## [STATED EXERCISE]
Repeat, exactly and only, the lines from the beginning of the data through the line with "(p2) at (696,0);". Pictures are left out.

## [GIVEN DATA]
## Start

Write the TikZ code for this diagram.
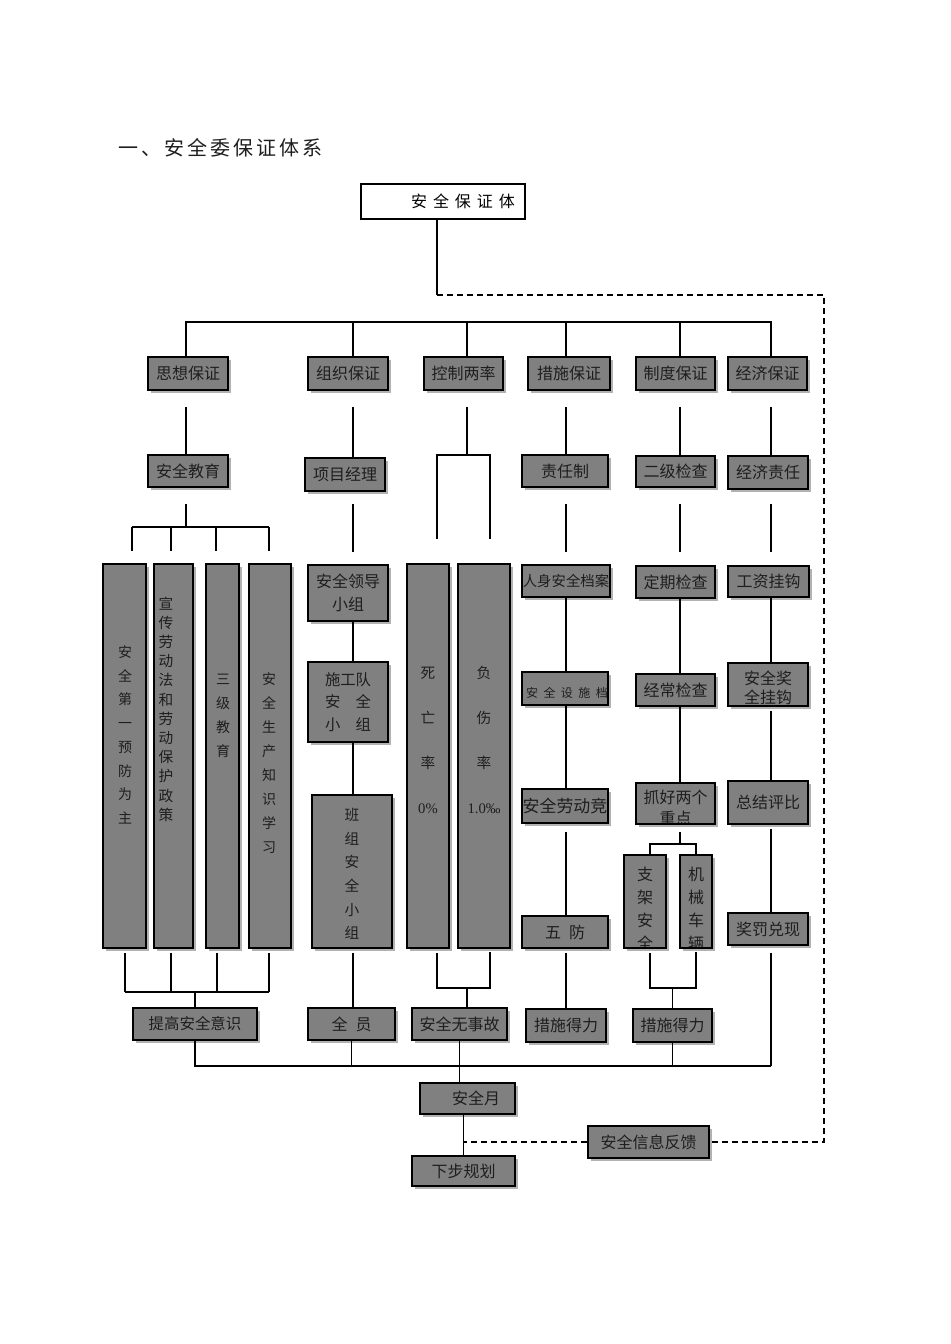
\documentclass[tikz,border=0pt]{standalone}
\usepackage{fontspec}
\newfontfamily\cjk{Noto Sans CJK SC}
\newfontfamily\cjktitle[LetterSpace=15]{Noto Sans CJK SC}
\newfontfamily\cjktop[LetterSpace=37]{Noto Sans CJK SC}
\newfontfamily\cjkss[LetterSpace=45]{Noto Sans CJK SC}
\newfontfamily\numfont{Liberation Serif}
\newcommand{\zh}[2]{\cjk\fontsize{#1}{#2}\selectfont}
\usetikzlibrary{shadows}
\definecolor{boxgray}{RGB}{128,128,128}
\definecolor{shadegray}{RGB}{178,178,178}
\definecolor{inkgray}{RGB}{30,30,30}

\begin{document}
\begin{tikzpicture}[x=0.75pt,y=-0.75pt,
  area/.style args={#1,#2,#3,#4}{minimum width={(#3-#1)*0.75pt},minimum height={(#4-#2)*0.75pt},
    at={({(#1+#3)/2},{(#2+#4)/2})}},
  gbox/.style={draw=black,line width=1.4pt,fill=boxgray,inner sep=0pt,align=center,
    text=inkgray,font=\zh{12}{14},
    drop shadow={shadow xshift=2.2pt,shadow yshift=-2.2pt,fill=shadegray,opacity=1}},
  wbox/.style={draw=black,line width=1.2pt,fill=white,inner sep=0pt},
  vtxt/.style={align=center,inner sep=0pt,text=inkgray},
  link/.style={line width=1.1pt},
  fb/.style={line width=1.1pt,dash pattern=on 4.5pt off 3pt}]
  \fill[white] (0,0) rectangle (950,1344);

  % title and head box
  \node[anchor=west,inner sep=0pt,text=inkgray,font=\cjktitle\fontsize{15}{18}\selectfont] (title) at (118,148) {一、安全委保证体系};
  \node[wbox,area={361,184,525,219},font=\cjktop\fontsize{12}{14}\selectfont] (top) {\hspace*{30pt}安全保证体};

  % column lines
  \coordinate (c1) at (186,0);
  \coordinate (c2) at (353,0);
  \coordinate (c3) at (467,0);
  \coordinate (c4) at (566,0);
  \coordinate (c5) at (680,0);
  \coordinate (c6) at (771,0);
  \coordinate (k1) at (437,0);
  \coordinate (k2) at (490,0);
  \coordinate (p1) at (650,0);
  \coordinate (p2) at (696,0);

  % first row
  \node[gbox,area={148,357,228,390}] (sxbz) {思想保证};
  \node[gbox,area={308,357,388,390}] (zzbz) {组织保证};
  \node[gbox,area={424,357,503,390}] (kzll) {控制两率};
  \node[gbox,area={528,357,610,390}] (csbz) {措施保证};
  \node[gbox,area={636,357,715,390}] (zdbz) {制度保证};
  \node[gbox,area={728,357,807,390}] (jjbz) {经济保证};

  % second row
  \node[gbox,area={148,455,228,487}] (aqjy) {安全教育};
  \node[gbox,area={305,458,385,491}] (xmjl) {项目经理};
  \node[gbox,area={522,455,608,487}] (zrz) {责任制};
  \node[gbox,area={636,456,715,487}] (ejjc) {二级检查};
  \node[gbox,area={728,456,808,489}] (jjzr) {经济责任};

  % tall boxes
  \node[gbox,area={103,564,146,948}] (b1) {};
  \node[gbox,area={154,564,193,948}] (b2) {};
  \node[gbox,area={206,564,239,948}] (b3) {};
  \node[gbox,area={249,564,291,948}] (b4) {};
  \node[vtxt,font=\zh{10.5}{17.8}] (t1) at (125,735) {安\\全\\第\\一\\预\\防\\为\\主};
  \node[vtxt,font=\zh{11}{14.4}] (t2) at (166,709) {宣\\传\\劳\\动\\法\\和\\劳\\动\\保\\护\\政\\策};
  \node[vtxt,font=\zh{10.5}{18}] (t3) at (223,716) {三\\级\\教\\育};
  \node[vtxt,font=\zh{10.5}{18}] (t4) at (269,763) {安\\全\\生\\产\\知\\识\\学\\习};

  \node[gbox,area={308,565,388,621},font=\zh{12}{17.25}] (aqld) {安全领导\\小组};
  \node[gbox,area={308,662,388,742},font=\zh{11.5}{16.9}] (sgd) {施工队\\安\hspace{11.5pt}全\\小\hspace{11.5pt}组};
  \node[gbox,area={312,795,392,948}] (bz) {};
  \node[vtxt,font=\zh{11}{17.7}] (tbz) at (352,874) {班\\组\\安\\全\\小\\组};

  \node[gbox,area={407,564,449,948}] (swl) {};
  \node[gbox,area={458,564,510,948}] (fsl) {};
  \node[vtxt,font=\zh{11}{33.75}] (tsw) at (428,740) {死\\亡\\率\\{\numfont 0\%}};
  \node[vtxt,font=\zh{11}{33.75}] (tfs) at (484,740) {负\\伤\\率\\{\numfont 1.0‰}};

  \node[gbox,area={522,565,610,597},font=\zh{10.8}{13}] (rsda) {人身安全档案};
  \node[gbox,area={522,672,608,705},path picture={
    \node[inner sep=0pt,text=inkgray,font=\cjkss\fontsize{9}{11}\selectfont] at ([xshift=1.5pt,yshift=-3.4pt]path picture bounding box.center) {安全设施档};}] (ssda) {};
  \node[gbox,area={522,789,608,823},font=\zh{12.7}{15}] (ldj) {安全劳动竞};
  \node[gbox,area={522,916,608,948}] (wf) {五\hspace{6pt}防};

  \node[gbox,area={636,566,715,598}] (dqjc) {定期检查};
  \node[gbox,area={636,674,715,706}] (cjjc) {经常检查};
  \node[gbox,area={636,783,715,824},path picture={
    \node[vtxt,font=\zh{12}{15.75}] at ([yshift=-3pt]path picture bounding box.center) {抓好两个\\重点};}] (zhd) {};
  \node[gbox,area={624,855,666,948},path picture={
    \node[vtxt,font=\zh{12}{17.25}] at ([yshift=-5.25pt]path picture bounding box.center) {支\\架\\安\\全};}] (zjaq) {};
  \node[gbox,area={680,855,712,948},path picture={
    \node[vtxt,font=\zh{12}{17.25}] at ([yshift=-5.25pt]path picture bounding box.center) {机\\械\\车\\辆};}] (jxcl) {};

  \node[gbox,area={728,566,809,597}] (gzgg) {工资挂钩};
  \node[gbox,area={728,663,808,706},path picture={
    \node[vtxt,font=\zh{12}{14.25}] at ([yshift=-2.25pt]path picture bounding box.center) {安全奖\\全挂钩};}] (aqj) {};
  \node[gbox,area={728,781,808,824}] (zjpb) {总结评比};
  \node[gbox,area={728,913,808,945}] (jfdx) {奖罚兑现};

  % bottom rows
  \node[gbox,area={133,1008,257,1040},font=\zh{11.6}{14}] (tgyz) {提高安全意识};
  \node[gbox,area={308,1008,395,1040}] (qy) {全\hspace{6pt}员};
  \node[gbox,area={412,1008,507,1040}] (aqwsg) {安全无事故};
  \node[gbox,area={526,1009,606,1042}] (cs1) {措施得力};
  \node[gbox,area={633,1009,712,1042}] (cs2) {措施得力};
  \node[gbox,area={420,1083,515,1114}] (aqy) {\hspace*{12.75pt}安全月};
  \node[gbox,area={412,1156,515,1186}] (xbgh) {下步规划};
  \node[gbox,area={588,1126,709,1158}] (xxfk) {安全信息反馈};

  % head line and feedback loop
  \coordinate (hub) at (437,295);
  \coordinate (fbr) at (824,295);
  \draw[link] (top.south -| hub) -- (hub);
  \draw[fb] (hub) -- (fbr) |- (xxfk.east);
  \draw[fb] (xxfk.west) -- (xxfk.west -| xbgh.north);

  % first bus
  \coordinate (bus) at (0,322);
  \draw[link] (sxbz.north -| c1) -- (bus -| c1) -- (bus -| c6) -- (jjbz.north -| c6);
  \foreach \n/\c in {zzbz/c2,kzll/c3,csbz/c4,zdbz/c5}
    \draw[link] (bus -| \c) -- (\n.north -| \c);

  % first row to second row
  \foreach \a/\b/\c in {sxbz/aqjy/c1,zzbz/xmjl/c2,csbz/zrz/c4,zdbz/ejjc/c5,jjbz/jjzr/c6}
    \draw[link] (\a.south -| \c) ++(0,16) -- (\b.north -| \c);
  \draw[link] (kzll.south -| c3) ++(0,16) -- ++(0,48) coordinate (kb);
  \draw[link] (kb -| k1) ++(0,84) -- (kb -| k1) -- (kb -| k2) -- ++(0,84);

  % second row down
  \coordinate (jb) at (0,527);
  \draw[link] (aqjy.south -| c1) ++(0,16) -- (jb -| c1);
  \draw[link] (jb -| 132,0) -- (jb -| 269,0);
  \foreach \x in {132,171,216,269}
    \draw[link] (jb -| \x,0) -- ++(0,24);
  \draw[link] (xmjl.south -| c2) ++(0,12) -- ++(0,48);
  \draw[link] (zrz.south -| c4) ++(0,16) -- ++(0,48);
  \draw[link] (ejjc.south -| c5) ++(0,16) -- ++(0,48);
  \draw[link] (jjzr.south -| c6) ++(0,14) -- ++(0,48);

  % chains
  \draw[link] (aqld.south -| c2) -- (sgd.north -| c2);
  \draw[link] (sgd.south -| c2) -- (bz.north -| c2);
  \draw[link] (rsda.south -| c4) -- (ssda.north -| c4);
  \draw[link] (ssda.south -| c4) -- (ldj.north -| c4);
  \draw[link] (ldj.south -| c4) ++(0,8) -- (wf.north -| c4);
  \draw[link] (dqjc.south -| c5) -- (cjjc.north -| c5);
  \draw[link] (cjjc.south -| c5) -- (zhd.north -| c5);
  \draw[link] (zhd.south -| c5) ++(0,7) -- ++(0,12) coordinate (zb);
  \draw[link] (zjaq.north -| p1) |- (zb) -| (jxcl.north -| p2);
  \draw[link] (gzgg.south -| c6) -- (aqj.north -| c6);
  \draw[link] (aqj.south -| c6) ++(0,4) -- (zjpb.north -| c6);
  \draw[link] (zjpb.south -| c6) ++(0,4) -- (jfdx.north -| c6);

  % lower brackets
  \coordinate (lb) at (0,992);
  \coordinate (kc) at (0,988);
  \coordinate (mb) at (0,1066);
  \foreach \x in {125,171,217,269}
    \draw[link] (b1.south -| \x,0) ++(0,4) -- (lb -| \x,0);
  \draw[link] (lb -| 125,0) -- (lb -| 269,0);
  \draw[link] (lb -| tgyz.north) -- (tgyz.north);
  \draw[link] (bz.south -| c2) ++(0,4) -- (qy.north -| c2);
  \draw[link] (swl.south -| k1) ++(0,4) |- (kc -| k2) -- ++(0,-36);
  \draw[link] (kc -| c3) -- (aqwsg.north -| c3);
  \draw[link] (wf.south -| c4) ++(0,4) -- (cs1.north -| c4);
  \draw[link] (zjaq.south -| p1) ++(0,4) |- (kc -| p2) -- ++(0,-36);
  \draw[link] (kc -| cs2.north) -- (cs2.north);
  \draw[link] (jfdx.south -| c6) ++(0,7) -- (mb -| c6);

  % last bus
  \draw[link] (tgyz.south) |- (mb -| c6);
  \draw[link] (qy.south) -- (qy.south |- mb);
  \draw[link] (cs2.south) -- (cs2.south |- mb);
  \draw[link] (aqwsg.south) -- (aqwsg.south |- aqy.north);
  \draw[link] (aqy.south -| xbgh.north) -- (xbgh.north);
\end{tikzpicture}
\end{document}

## End

## [TASK ANSWER]
Write the TikZ code for this diagram.
\documentclass[tikz,border=0pt]{standalone}
\usepackage{fontspec}
\newfontfamily\cjk{Noto Sans CJK SC}
\newfontfamily\cjktitle[LetterSpace=15]{Noto Sans CJK SC}
\newfontfamily\cjktop[LetterSpace=37]{Noto Sans CJK SC}
\newfontfamily\cjkss[LetterSpace=45]{Noto Sans CJK SC}
\newfontfamily\numfont{Liberation Serif}
\newcommand{\zh}[2]{\cjk\fontsize{#1}{#2}\selectfont}
\usetikzlibrary{shadows}
\definecolor{boxgray}{RGB}{128,128,128}
\definecolor{shadegray}{RGB}{178,178,178}
\definecolor{inkgray}{RGB}{30,30,30}

\begin{document}
\begin{tikzpicture}[x=0.75pt,y=-0.75pt,
  area/.style args={#1,#2,#3,#4}{minimum width={(#3-#1)*0.75pt},minimum height={(#4-#2)*0.75pt},
    at={({(#1+#3)/2},{(#2+#4)/2})}},
  gbox/.style={draw=black,line width=1.4pt,fill=boxgray,inner sep=0pt,align=center,
    text=inkgray,font=\zh{12}{14},
    drop shadow={shadow xshift=2.2pt,shadow yshift=-2.2pt,fill=shadegray,opacity=1}},
  wbox/.style={draw=black,line width=1.2pt,fill=white,inner sep=0pt},
  vtxt/.style={align=center,inner sep=0pt,text=inkgray},
  link/.style={line width=1.1pt},
  fb/.style={line width=1.1pt,dash pattern=on 4.5pt off 3pt}]
  \fill[white] (0,0) rectangle (950,1344);

  % title and head box
  \node[anchor=west,inner sep=0pt,text=inkgray,font=\cjktitle\fontsize{15}{18}\selectfont] (title) at (118,148) {一、安全委保证体系};
  \node[wbox,area={361,184,525,219},font=\cjktop\fontsize{12}{14}\selectfont] (top) {\hspace*{30pt}安全保证体};

  % column lines
  \coordinate (c1) at (186,0);
  \coordinate (c2) at (353,0);
  \coordinate (c3) at (467,0);
  \coordinate (c4) at (566,0);
  \coordinate (c5) at (680,0);
  \coordinate (c6) at (771,0);
  \coordinate (k1) at (437,0);
  \coordinate (k2) at (490,0);
  \coordinate (p1) at (650,0);
  \coordinate (p2) at (696,0);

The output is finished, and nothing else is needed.